This webpage hosts work for a term paper pursuant to the requirements of CSCI-762 "Advanced Cryptography," Spring 2015. The topic of the paper is large-scale electronic voting protocols, including both those strictly theoretical as well as those whose efficacy and/or practicality has been tested.
As technology advances, society tends to have a natural predilection toward adopting emergent technologies and protocols to support or expand the current way of life. One such area that has received popular layman support is that of the modern democratic process; that is, the use of the Internet to expand access to voting in elections.
Since the 1980's, several such protocols have been developed and proposed, but aside from isolated tests no such system has been widely adopted, and those areas that do adopt such a system do not always continue to use it in perpetuity. Several regions, such as the canton of Geneva in Switzerland, have adopted and maintained such systems.
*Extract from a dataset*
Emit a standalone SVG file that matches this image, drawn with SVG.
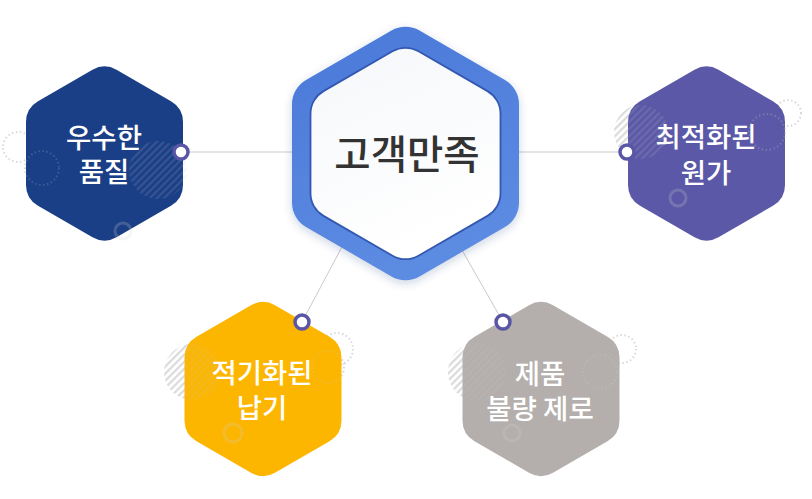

The United States, however, has made no such adoptions. Other than trial runs in small regions of Texas and Alaska for primary elections, or other similar trials in other areas, the topic doesn't often see the light of day, despite some public clamor to find a way. The reasons for this vary, whether they be conflicting laws between states or jurisdictions that no one system could satisfy, or in other cases outright self-contradictory treatment of voter anonymity that no technology could satisfy. Legal issues themselves are outside the scope of this paper, but are worth considering when considering why an otherwise-viable voting protocol may be rejected by the legislature.
The goal of this paper is to examine and compare several large-scale computerized election protocols proposed within the past few decades. Primary focus will be on four major categories of voting protocols: Blind-Signature, Mix-Network, Additive Homomorphic, and Multiplicative Homomorphic.